(Part of a data file)
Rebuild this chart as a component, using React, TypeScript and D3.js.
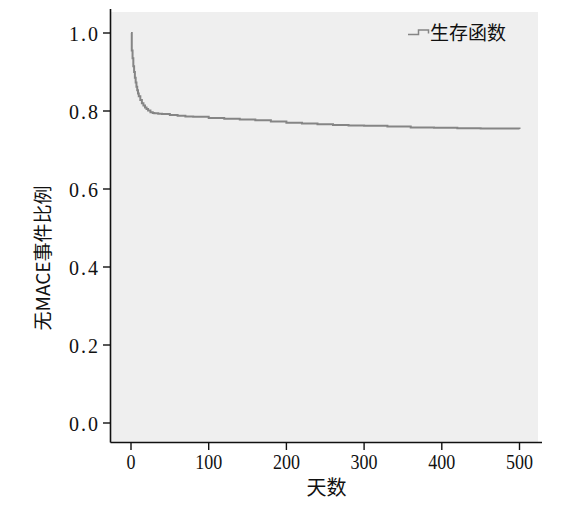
import React from "react";
import * as d3 from "d3";

const days = [0, 1, 2, 3, 4, 5, 6, 7, 8, 9, 10, 12, 14, 16, 18, 20, 22, 25, 28, 30, 35, 40, 50, 60, 70, 80, 100, 120, 140, 160, 180, 200, 220, 240, 260, 280, 300, 330, 360, 390, 420, 450, 480, 500];
const survival = [1.0, 0.955, 0.935, 0.915, 0.9, 0.885, 0.873, 0.862, 0.853, 0.845, 0.838, 0.828, 0.82, 0.814, 0.809, 0.805, 0.801, 0.797, 0.795, 0.794, 0.793, 0.792, 0.79, 0.788, 0.786, 0.785, 0.782, 0.78, 0.778, 0.776, 0.773, 0.77, 0.768, 0.766, 0.764, 0.763, 0.762, 0.76, 0.758, 0.757, 0.756, 0.755, 0.755, 0.754];
const xTicks = [0, 100, 200, 300, 400, 500];
const yTicks = [0, 0.2, 0.4, 0.6, 0.8, 1.0];
const xTitle = "天数";
const yTitle = "无MACE事件比例";
const legendLabel = "生存函数";

export default function App() {
  const x = d3.scaleLinear().domain([0, 500]).range([131, 519.5]);
  const y = d3.scaleLinear().domain([0, 1]).range([423, 33]);
  const pts = days.map((d, i) => [d, survival[i]] as [number, number]);
  const line = d3
    .line<[number, number]>()
    .x((d) => x(d[0]))
    .y((d) => y(d[1]))
    .curve(d3.curveStepAfter);

  const axisLeft = 110.5;
  const axisBottom = 442.5;
  const serif = "'Liberation Serif', 'DejaVu Serif', serif";
  const cjk = "'Noto Sans CJK SC', sans-serif";

  return (
    <div style={{ position: "absolute", left: 0, top: 0 }}>
      <svg width={574} height={513} style={{ display: "block", background: "#fff" }}>
        <rect x={111} y={12} width={427} height={430} fill="#efefef" />
        <path d={line(pts) || ""} fill="none" stroke="#858585" strokeWidth={2} />
        {/* axes */}
        <line x1={axisLeft} x2={axisLeft} y1={9} y2={axisBottom} stroke="#111" strokeWidth={1.6} />
        <line x1={axisLeft} x2={542} y1={axisBottom} y2={axisBottom} stroke="#111" strokeWidth={1.6} />
        {yTicks.map((t) => (
          <g key={"y" + t}>
            <line x1={103} x2={axisLeft} y1={y(t)} y2={y(t)} stroke="#111" strokeWidth={1.4} />
            <text
              x={100}
              y={y(t) + 7.7}
              textAnchor="end"
              fontFamily={serif}
              fontSize={20}
              letterSpacing={2}
              fill="#111"
            >
              {t.toFixed(1)}
            </text>
          </g>
        ))}
        {xTicks.map((t) => (
          <g key={"x" + t} transform={`translate(${x(t)},468.5)`}>
            <line x1={0} x2={0} y1={axisBottom - 468.5} y2={450 - 468.5} stroke="#111" strokeWidth={1.4} />
            <text transform="scale(0.9,1)" textAnchor="middle" fontFamily={serif} fontSize={20} fill="#111">
              {t}
            </text>
          </g>
        ))}
        <text x={326.5} y={495} textAnchor="middle" fontFamily={cjk} fontSize={20} fill="#111">
          {xTitle}
        </text>
        <text
          transform="translate(50,258) rotate(-90)"
          textAnchor="middle"
          fontFamily={cjk}
          fontSize={19}
          fill="#111"
        >
          {yTitle}
        </text>
        {/* legend */}
        <path d="M408,34.5 H418.5 V30 H428.5 V33.5" fill="none" stroke="#858585" strokeWidth={1.5} />
        <text x={430} y={40} fontFamily={cjk} fontSize={19} fill="#111">
          {legendLabel}
        </text>
      </svg>
    </div>
  );
}
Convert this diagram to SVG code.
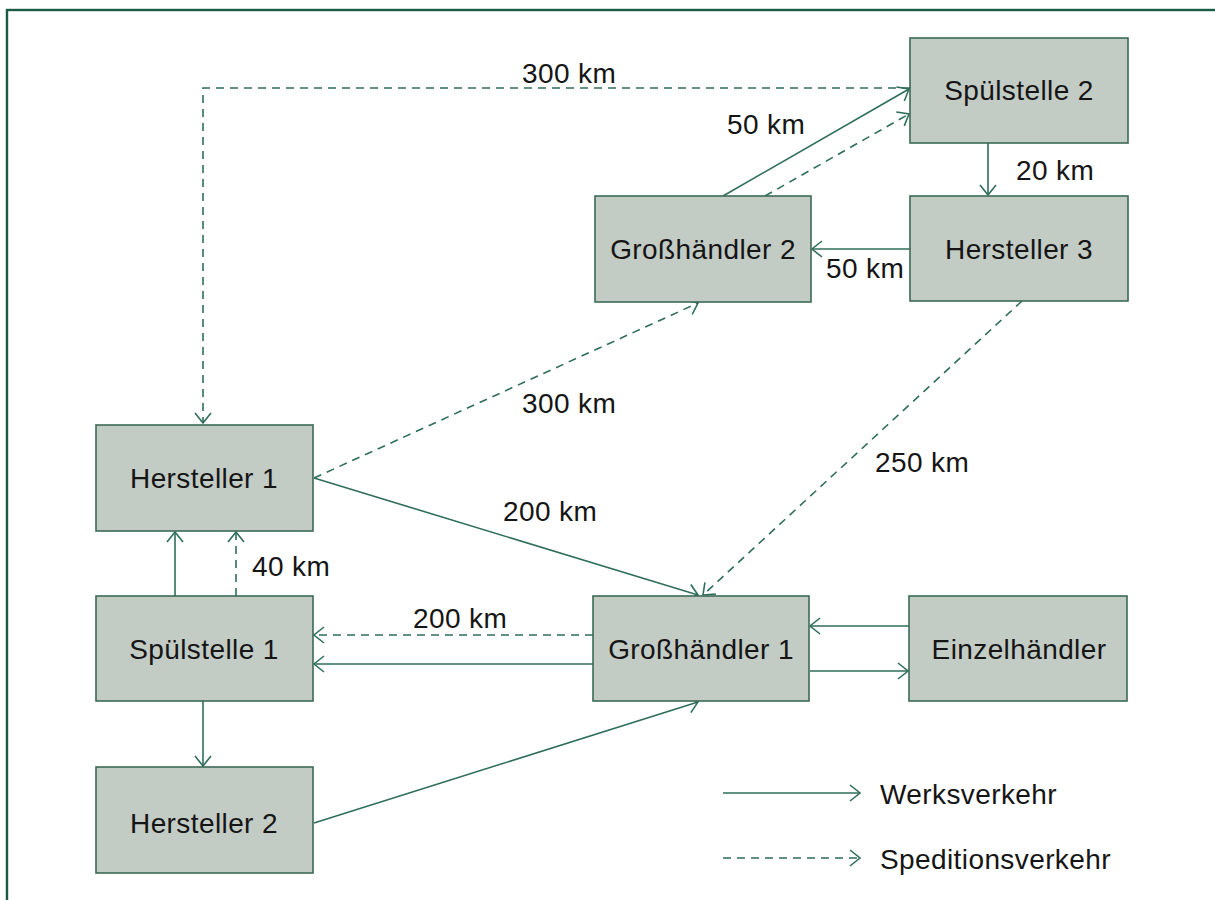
<svg xmlns="http://www.w3.org/2000/svg" width="1215" height="900" viewBox="0 0 1215 900">
<style>
.node rect{fill:#c3cbc5;stroke:#3c6a55;stroke-width:1.6}
text{font-family:"Liberation Sans",Arial,sans-serif;font-size:28px;letter-spacing:0.4px;fill:#151515}
.nt{text-anchor:middle}
.c{fill:none;stroke:#2f6e5c;stroke-width:1.6}
.d{stroke-dasharray:8 6}
</style>
<defs>
<marker id="a" markerUnits="userSpaceOnUse" markerWidth="16" markerHeight="20" refX="12" refY="10" orient="auto" viewBox="0 0 16 20">
<path d="M2,2 L12,10 L2,18" fill="none" stroke="#2f6e5c" stroke-width="1.6"/>
</marker>
</defs>
<rect width="1215" height="900" fill="#fff"/>
<rect x="7" y="10" width="1230" height="910" fill="none" stroke="#1c5a48" stroke-width="2.4"/>

<g id="connectors">
<path class="c d" d="M910,88 H203 V423" marker-end="url(#a)"/>
<path class="c" d="M723,196 L909,89" marker-end="url(#a)"/>
<path class="c d" d="M765,196 L909,114" marker-end="url(#a)"/>
<path class="c" d="M988,143 V195" marker-end="url(#a)"/>
<path class="c" d="M910,249 H812" marker-end="url(#a)"/>
<path class="c d" d="M314,478 L698,303" marker-end="url(#a)"/>
<path class="c" d="M314,478 L698,595" marker-end="url(#a)"/>
<path class="c d" d="M1022,301 L703,595" marker-end="url(#a)"/>
<path class="c" d="M175,596 V532" marker-end="url(#a)"/>
<path class="c d" d="M236,596 V532" marker-end="url(#a)"/>
<path class="c d" d="M593,635 H314" marker-end="url(#a)"/>
<path class="c" d="M593,664 H314" marker-end="url(#a)"/>
<path class="c" d="M203,701 V766" marker-end="url(#a)"/>
<path class="c" d="M314,823 L698,702" marker-end="url(#a)"/>
<path class="c" d="M909,626 H810" marker-end="url(#a)"/>
<path class="c" d="M810,671 H908" marker-end="url(#a)"/>
</g>

<g id="labels">
<text x="522" y="83">300 km</text>
<text x="727" y="134">50 km</text>
<text x="1016" y="180">20 km</text>
<text x="826" y="278">50 km</text>
<text x="522" y="413">300 km</text>
<text x="875" y="472">250 km</text>
<text x="503" y="521">200 km</text>
<text x="252" y="576">40 km</text>
<text x="413" y="628">200 km</text>
</g>

<g id="n-spuel2" class="node"><rect x="910" y="38" width="218" height="105"/><text class="nt" x="1019" y="100">Spülstelle 2</text></g>
<g id="n-herst3" class="node"><rect x="910" y="196" width="218" height="105"/><text class="nt" x="1019" y="259">Hersteller 3</text></g>
<g id="n-gross2" class="node"><rect x="595" y="196" width="216" height="106"/><text class="nt" x="703" y="259">Großhändler 2</text></g>
<g id="n-herst1" class="node"><rect x="96" y="425" width="217" height="106"/><text class="nt" x="204" y="488">Hersteller 1</text></g>
<g id="n-spuel1" class="node"><rect x="96" y="596" width="217" height="105"/><text class="nt" x="204" y="659">Spülstelle 1</text></g>
<g id="n-gross1" class="node"><rect x="593" y="596" width="216" height="105"/><text class="nt" x="701" y="659">Großhändler 1</text></g>
<g id="n-einzel" class="node"><rect x="909" y="596" width="218" height="105"/><text class="nt" x="1019" y="659">Einzelhändler</text></g>
<g id="n-herst2" class="node"><rect x="96" y="767" width="217" height="106"/><text class="nt" x="204" y="833">Hersteller 2</text></g>

<g id="legend">
<path class="c" d="M723,793 H860" marker-end="url(#a)"/>
<text x="880" y="804">Werksverkehr</text>
<path class="c d" d="M723,858 H860" marker-end="url(#a)"/>
<text x="880" y="869">Speditionsverkehr</text>
</g>
</svg>
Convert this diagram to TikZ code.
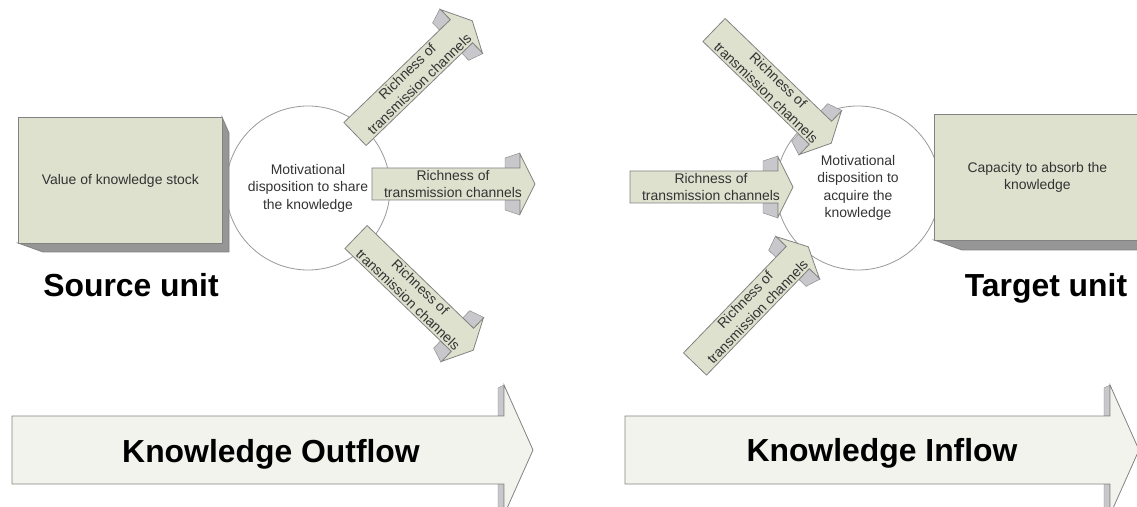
\documentclass[tikz,border=0pt]{standalone}
\usepackage{fontspec}
\setmainfont{Liberation Sans}
\definecolor{sage}{RGB}{221,225,206}
\definecolor{pale}{RGB}{243,243,237}
\definecolor{edge}{RGB}{130,130,130}
\definecolor{shade}{RGB}{150,150,150}
\definecolor{fold}{RGB}{200,200,204}

\begin{document}
\begin{tikzpicture}[x=1bp,y=-1bp,
    small/.style={font=\fontsize{14}{17.5}\selectfont, text=black!80, align=center},
    big/.style={font=\fontsize{32}{38}\selectfont\bfseries},
    face/.style={draw=edge, line width=0.8bp, fill=sage},
    side/.style={draw=edge, line width=0.8bp, fill=shade},
    disc/.style={circle, draw=black!40, line width=0.8bp, fill=white, minimum size=164bp, inner sep=0pt},
    chanarrow/.pic={
      \draw[draw=edge, fill=fold] (133,-16) -- (133,-26) -- (148,-31) -- (148,-16) -- cycle;
      \draw[draw=edge, fill=fold] (133,16) -- (133,26) -- (148,31) -- (148,16) -- cycle;
      \draw[face] (0,-16) -- (148,-16) -- (148,-30) -- (163,0) -- (148,30) -- (148,16) -- (0,16) -- cycle;
      \node[small, transform shape] (-label) at (81,0) {Richness of\\transmission channels};
    }]
  \useasboundingbox (0,0) rectangle (1137,507);

  % source side
  \node[disc, small] (share) at (308,188) {Motivational\\disposition to share\\the knowledge};
  \pic[rotate=44] (srcup) at (355,134) {chanarrow};
  \pic (srcmid) at (372,184) {chanarrow};
  \pic[rotate=-44] (srclow) at (356,237) {chanarrow};
  \draw[side] (222,117) -- (229,133) -- (229,252) -- (43,252) -- (18,243) -- (222,243) -- cycle;
  \node[face, small, anchor=north west, minimum width=204bp, minimum height=126bp] (stock) at (18,117) {Value of knowledge stock};
  \node[big, anchor=base] (source) at (131,297) {Source unit};

  % target side
  \node[disc, small] (acquire) at (858,188) {Motivational\\disposition to\\acquire the\\knowledge};
  \pic[rotate=-44] (tgtup) at (714,30) {chanarrow};
  \pic (tgtmid) at (630,187) {chanarrow};
  \pic[rotate=46] (tgtlow) at (695,364) {chanarrow};
  \draw[side] (934,240) -- (1140,240) -- (1140,250) -- (962,250) -- cycle;
  \node[face, small, anchor=north west, minimum width=206bp, minimum height=126bp] (absorb) at (934,114) {Capacity to absorb the\\knowledge};
  \node[big, anchor=base] (target) at (1046,297) {Target unit};

  % flows
  \draw[draw=edge, fill=fold] (498,416) -- (498,388) -- (504,385) -- (504,416) -- cycle;
  \draw[draw=edge, fill=fold] (498,484) -- (498,512) -- (504,515) -- (504,484) -- cycle;
  \draw[draw=edge, line width=0.8bp, fill=pale] (12,416) -- (504,416) -- (504,385) -- (533,450) -- (504,515) -- (504,484) -- (12,484) -- cycle;
  \node[big, anchor=base] (outflow) at (271,462) {Knowledge Outflow};

  \draw[draw=edge, fill=fold] (1104,416) -- (1104,388) -- (1110,385) -- (1110,416) -- cycle;
  \draw[draw=edge, fill=fold] (1104,484) -- (1104,512) -- (1110,515) -- (1110,484) -- cycle;
  \draw[draw=edge, line width=0.8bp, fill=pale] (625,416) -- (1110,416) -- (1110,385) -- (1139,450) -- (1110,515) -- (1110,484) -- (625,484) -- cycle;
  \node[big, anchor=base] (inflow) at (882,461) {Knowledge Inflow};
\end{tikzpicture}
\end{document}
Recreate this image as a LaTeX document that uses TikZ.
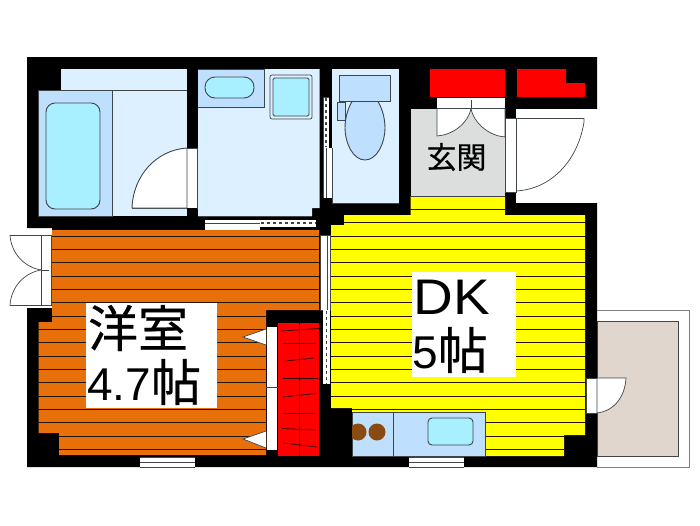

== To be done ==
Only lines holding the string "React" are wanted; gather each one from the entries above.

== Finished exercise ==
Rebuild this chart as a component, using React, TypeScript and D3.js.
import React from "react";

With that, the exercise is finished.